Copy out the listing that follows, exact in every word, and skip the images.

[Start Dataset extract]

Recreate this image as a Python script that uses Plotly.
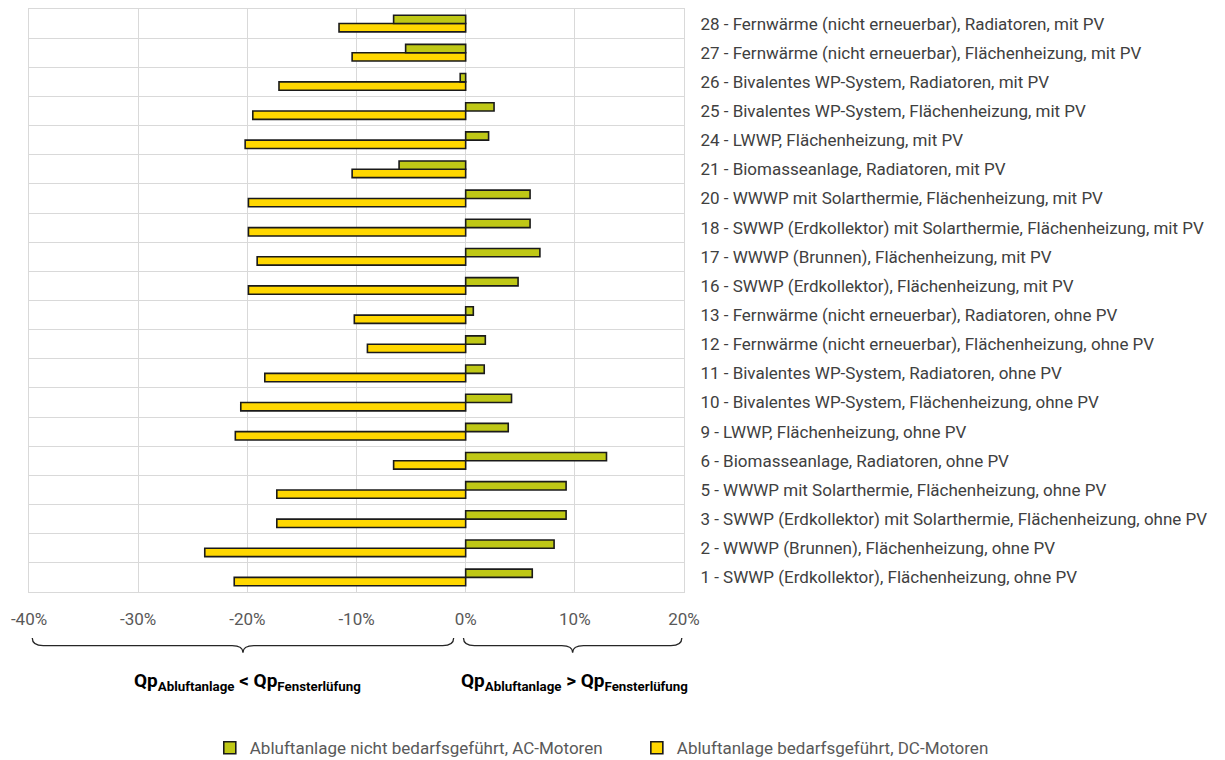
import plotly.graph_objects as go

# Categories (bottom to top)
categories = [
    "1 - SWWP (Erdkollektor), Flächenheizung, ohne PV",
    "2 - WWWP (Brunnen), Flächenheizung, ohne PV",
    "3 - SWWP (Erdkollektor) mit Solarthermie, Flächenheizung, ohne PV",
    "5 - WWWP mit Solarthermie, Flächenheizung, ohne PV",
    "6 - Biomasseanlage, Radiatoren, ohne PV",
    "9 - LWWP, Flächenheizung, ohne PV",
    "10 - Bivalentes WP-System, Flächenheizung, ohne PV",
    "11 - Bivalentes WP-System, Radiatoren, ohne PV",
    "12 - Fernwärme (nicht erneuerbar), Flächenheizung, ohne PV",
    "13 - Fernwärme (nicht erneuerbar), Radiatoren, ohne PV",
    "16 - SWWP (Erdkollektor), Flächenheizung, mit PV",
    "17 - WWWP (Brunnen), Flächenheizung, mit PV",
    "18 - SWWP (Erdkollektor) mit Solarthermie, Flächenheizung, mit PV",
    "20 - WWWP mit Solarthermie, Flächenheizung, mit PV",
    "21 - Biomasseanlage, Radiatoren, mit PV",
    "24 - LWWP, Flächenheizung, mit PV",
    "25 - Bivalentes WP-System, Flächenheizung, mit PV",
    "26 - Bivalentes WP-System, Radiatoren, mit PV",
    "27 - Fernwärme (nicht erneuerbar), Flächenheizung, mit PV",
    "28 - Fernwärme (nicht erneuerbar), Radiatoren, mit PV",
]

# Series values (fractions)
ac_nicht_bedarfsgefuehrt = [
    0.061, 0.081, 0.092, 0.092, 0.129, 0.039, 0.042, 0.017, 0.018, 0.007,
    0.048, 0.068, 0.059, 0.059, -0.061, 0.021, 0.026, -0.005, -0.055, -0.066,
]
dc_bedarfsgefuehrt = [
    -0.212, -0.239, -0.173, -0.173, -0.066, -0.211, -0.206, -0.184, -0.090, -0.102,
    -0.199, -0.191, -0.199, -0.199, -0.104, -0.202, -0.195, -0.171, -0.104, -0.116,
]

series_names = [
    "Abluftanlage nicht bedarfsgeführt, AC-Motoren",
    "Abluftanlage bedarfsgeführt, DC-Motoren",
]

x_ticks = [-0.4, -0.3, -0.2, -0.1, 0.0, 0.1, 0.2]
x_ticktext = ["-40%", "-30%", "-20%", "-10%", "0%", "10%", "20%"]

GREEN = "#BFC816"
YELLOW = "#FFD700"
OUTLINE = "#1A1A1A"
GRID = "#D9D9D9"
FONT = "Roboto"

fig = go.Figure()
fig.add_trace(go.Bar(
    y=categories, x=dc_bedarfsgefuehrt, orientation="h", name=series_names[1],
    marker=dict(color=YELLOW, line=dict(color=OUTLINE, width=1.6)),
    legend="legend2", showlegend=True,
))
fig.add_trace(go.Bar(
    y=categories, x=ac_nicht_bedarfsgefuehrt, orientation="h", name=series_names[0],
    marker=dict(color=GREEN, line=dict(color=OUTLINE, width=1.6)),
    legend="legend", showlegend=True,
))

# braces below axis (paper y, data x)
def brace(x0, x1, ytop, yline, ytip, r):
    xm = (x0 + x1) / 2
    return (f"M {x0},{ytop} Q {x0},{yline} {x0 + r},{yline} "
            f"L {xm - r},{yline} Q {xm},{yline} {xm},{ytip} "
            f"Q {xm},{yline} {xm + r},{yline} "
            f"L {x1 - r},{yline} Q {x1},{yline} {x1},{ytop}")

ytop, yline, ytip = -0.079, -0.092, -0.104
shapes = [
    dict(type="path", xref="x", yref="paper",
         path=brace(x_ticks[0] + 0.003, x_ticks[4] - 0.011, ytop, yline, ytip, 0.01),
         line=dict(color="#262626", width=1.3)),
    dict(type="path", xref="x", yref="paper",
         path=brace(x_ticks[4] - 0.002, x_ticks[6] - 0.002, ytop, yline, ytip, 0.01),
         line=dict(color="#262626", width=1.3)),
]

annotations = [
    dict(x=(x_ticks[0] + x_ticks[4]) / 2, y=-0.153, xref="x", yref="paper",
         text="<b>Qp<sub>Abluftanlage</sub> &lt; Qp<sub>Fensterlüfung</sub></b>",
         showarrow=False, yanchor="middle",
         font=dict(family=FONT, size=19, color="#000000")),
    dict(x=(x_ticks[4] + x_ticks[6]) / 2, y=-0.153, xref="x", yref="paper",
         text="<b>Qp<sub>Abluftanlage</sub> &gt; Qp<sub>Fensterlüfung</sub></b>",
         showarrow=False, yanchor="middle",
         font=dict(family=FONT, size=19, color="#000000")),
]

legend_common = dict(orientation="h", y=-0.268, yanchor="middle", xanchor="left",
                     font=dict(family=FONT, size=17, color="#595959"),
                     bgcolor="rgba(0,0,0,0)")

fig.update_layout(
    width=1225, height=760,
    margin=dict(l=29, r=541, t=9, b=168, autoexpand=False),
    paper_bgcolor="white", plot_bgcolor="white",
    barmode="group", bargap=0.43, bargroupgap=0,
    showlegend=True,
    font=dict(family=FONT, size=17, color="#404040"),
    xaxis=dict(range=[x_ticks[0], x_ticks[-1]], tickvals=x_ticks, ticktext=x_ticktext,
               showgrid=True, gridcolor=GRID, gridwidth=1, zeroline=True,
               zerolinecolor=GRID, zerolinewidth=1, showline=True, mirror=True,
               linecolor=GRID, linewidth=1, ticks="", ticklabelstandoff=12,
               tickfont=dict(family=FONT, size=17, color="#595959")),
    yaxis=dict(type="category", side="right", tickson="boundaries", showgrid=True,
               gridcolor=GRID, gridwidth=1, showline=True, mirror=True,
               linecolor=GRID, linewidth=1, ticks="",
               ticklabelstandoff=12,
               tickfont=dict(family=FONT, size=17, color="#404040")),
    legend=dict(x=0.276, **legend_common),
    legend2=dict(x=0.928, **legend_common),
    shapes=shapes, annotations=annotations,
)

fig.write_html("out.html", config={"displayModeBar": False},
               post_script="document.body.style.margin='0px';")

[End Dataset extract]

Exercise solution
Recreate this image as a Python script that uses Plotly.
import plotly.graph_objects as go

# Categories (bottom to top)
categories = [
    "1 - SWWP (Erdkollektor), Flächenheizung, ohne PV",
    "2 - WWWP (Brunnen), Flächenheizung, ohne PV",
    "3 - SWWP (Erdkollektor) mit Solarthermie, Flächenheizung, ohne PV",
    "5 - WWWP mit Solarthermie, Flächenheizung, ohne PV",
    "6 - Biomasseanlage, Radiatoren, ohne PV",
    "9 - LWWP, Flächenheizung, ohne PV",
    "10 - Bivalentes WP-System, Flächenheizung, ohne PV",
    "11 - Bivalentes WP-System, Radiatoren, ohne PV",
    "12 - Fernwärme (nicht erneuerbar), Flächenheizung, ohne PV",
    "13 - Fernwärme (nicht erneuerbar), Radiatoren, ohne PV",
    "16 - SWWP (Erdkollektor), Flächenheizung, mit PV",
    "17 - WWWP (Brunnen), Flächenheizung, mit PV",
    "18 - SWWP (Erdkollektor) mit Solarthermie, Flächenheizung, mit PV",
    "20 - WWWP mit Solarthermie, Flächenheizung, mit PV",
    "21 - Biomasseanlage, Radiatoren, mit PV",
    "24 - LWWP, Flächenheizung, mit PV",
    "25 - Bivalentes WP-System, Flächenheizung, mit PV",
    "26 - Bivalentes WP-System, Radiatoren, mit PV",
    "27 - Fernwärme (nicht erneuerbar), Flächenheizung, mit PV",
    "28 - Fernwärme (nicht erneuerbar), Radiatoren, mit PV",
]

# Series values (fractions)
ac_nicht_bedarfsgefuehrt = [
    0.061, 0.081, 0.092, 0.092, 0.129, 0.039, 0.042, 0.017, 0.018, 0.007,
    0.048, 0.068, 0.059, 0.059, -0.061, 0.021, 0.026, -0.005, -0.055, -0.066,
]
dc_bedarfsgefuehrt = [
    -0.212, -0.239, -0.173, -0.173, -0.066, -0.211, -0.206, -0.184, -0.090, -0.102,
    -0.199, -0.191, -0.199, -0.199, -0.104, -0.202, -0.195, -0.171, -0.104, -0.116,
]

series_names = [
    "Abluftanlage nicht bedarfsgeführt, AC-Motoren",
    "Abluftanlage bedarfsgeführt, DC-Motoren",
]

x_ticks = [-0.4, -0.3, -0.2, -0.1, 0.0, 0.1, 0.2]
x_ticktext = ["-40%", "-30%", "-20%", "-10%", "0%", "10%", "20%"]

GREEN = "#BFC816"
YELLOW = "#FFD700"
OUTLINE = "#1A1A1A"
GRID = "#D9D9D9"
FONT = "Roboto"

fig = go.Figure()
fig.add_trace(go.Bar(
    y=categories, x=dc_bedarfsgefuehrt, orientation="h", name=series_names[1],
    marker=dict(color=YELLOW, line=dict(color=OUTLINE, width=1.6)),
    legend="legend2", showlegend=True,
))
fig.add_trace(go.Bar(
    y=categories, x=ac_nicht_bedarfsgefuehrt, orientation="h", name=series_names[0],
    marker=dict(color=GREEN, line=dict(color=OUTLINE, width=1.6)),
    legend="legend", showlegend=True,
))

# braces below axis (paper y, data x)
def brace(x0, x1, ytop, yline, ytip, r):
    xm = (x0 + x1) / 2
    return (f"M {x0},{ytop} Q {x0},{yline} {x0 + r},{yline} "
            f"L {xm - r},{yline} Q {xm},{yline} {xm},{ytip} "
            f"Q {xm},{yline} {xm + r},{yline} "
            f"L {x1 - r},{yline} Q {x1},{yline} {x1},{ytop}")

ytop, yline, ytip = -0.079, -0.092, -0.104
shapes = [
    dict(type="path", xref="x", yref="paper",
         path=brace(x_ticks[0] + 0.003, x_ticks[4] - 0.011, ytop, yline, ytip, 0.01),
         line=dict(color="#262626", width=1.3)),
    dict(type="path", xref="x", yref="paper",
         path=brace(x_ticks[4] - 0.002, x_ticks[6] - 0.002, ytop, yline, ytip, 0.01),
         line=dict(color="#262626", width=1.3)),
]

annotations = [
    dict(x=(x_ticks[0] + x_ticks[4]) / 2, y=-0.153, xref="x", yref="paper",
         text="<b>Qp<sub>Abluftanlage</sub> &lt; Qp<sub>Fensterlüfung</sub></b>",
         showarrow=False, yanchor="middle",
         font=dict(family=FONT, size=19, color="#000000")),
    dict(x=(x_ticks[4] + x_ticks[6]) / 2, y=-0.153, xref="x", yref="paper",
         text="<b>Qp<sub>Abluftanlage</sub> &gt; Qp<sub>Fensterlüfung</sub></b>",
         showarrow=False, yanchor="middle",
         font=dict(family=FONT, size=19, color="#000000")),
]

legend_common = dict(orientation="h", y=-0.268, yanchor="middle", xanchor="left",
                     font=dict(family=FONT, size=17, color="#595959"),
                     bgcolor="rgba(0,0,0,0)")

fig.update_layout(
    width=1225, height=760,
    margin=dict(l=29, r=541, t=9, b=168, autoexpand=False),
    paper_bgcolor="white", plot_bgcolor="white",
    barmode="group", bargap=0.43, bargroupgap=0,
    showlegend=True,
    font=dict(family=FONT, size=17, color="#404040"),
    xaxis=dict(range=[x_ticks[0], x_ticks[-1]], tickvals=x_ticks, ticktext=x_ticktext,
               showgrid=True, gridcolor=GRID, gridwidth=1, zeroline=True,
               zerolinecolor=GRID, zerolinewidth=1, showline=True, mirror=True,
               linecolor=GRID, linewidth=1, ticks="", ticklabelstandoff=12,
               tickfont=dict(family=FONT, size=17, color="#595959")),
    yaxis=dict(type="category", side="right", tickson="boundaries", showgrid=True,
               gridcolor=GRID, gridwidth=1, showline=True, mirror=True,
               linecolor=GRID, linewidth=1, ticks="",
               ticklabelstandoff=12,
               tickfont=dict(family=FONT, size=17, color="#404040")),
    legend=dict(x=0.276, **legend_common),
    legend2=dict(x=0.928, **legend_common),
    shapes=shapes, annotations=annotations,
)

fig.write_html("out.html", config={"displayModeBar": False},
               post_script="document.body.style.margin='0px';")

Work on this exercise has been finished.